The Air Force has declared the F-35A fighter jet combat-ready, marking a major milestone for the plane that has long faced technical challenges and cost overruns.
In a statement released Tuesday, Gen. Hawk Carlisle, commander of Air Combat Command, described the F-35 as the "most dominant aircraft in our inventory."
"It can go where our legacy aircraft cannot and provide the capabilities our commanders need on the modern battlefield," he said.
The designation of combat readiness, known in military terms as initial operational capability, or IOC, means at least a dozen F-35s have trained personnel and can provide basic air support to ground troops and deploy a limited number of weapons.

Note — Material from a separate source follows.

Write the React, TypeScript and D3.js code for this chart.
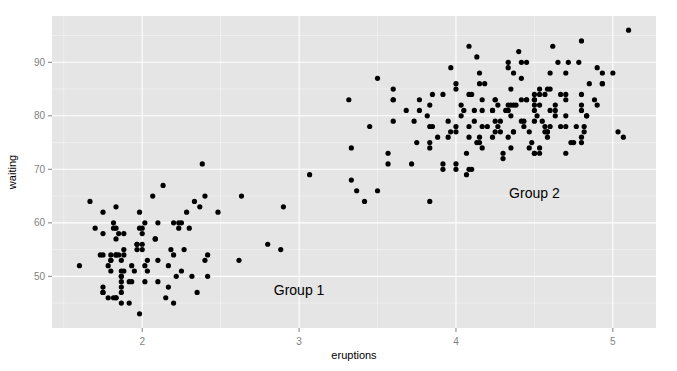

However, it won't get its final software until next year, and then testing will continue for an additional two years before the plane is able to fulfill all its missions.
"It is good political news," said Richard Aboulafia, aviation analyst at the Teal Group, an aerospace and defense research firm. "But in addition to being very late, it's just at the basic level of initial operational capability. It's going to be a long time before it's a fully capable strike aircraft."
The F-35B model for the Marines, which can take off from short airfields and land vertically, was declared combat-ready last summer. The Navy's variant of the jet, which has larger wings and hardier landing gear to help with carrier landings, is expected to be declared combat-ready in 2018.
More than 3,000 F-35s will eventually be built for the U.S. and 11 other countries. Most of those will be the Air Force variant, which has conventional takeoff and landing capabilities.
The F-35 is set to enter full-scale production in 2019.
In the Los Angeles area alone, there are close to 150 subcontractors that supply parts and software to the fighter jet's builder, Lockheed Martin Corp. Those suppliers are responsible for more than 10,000 direct and indirect jobs in the area, Lockheed said.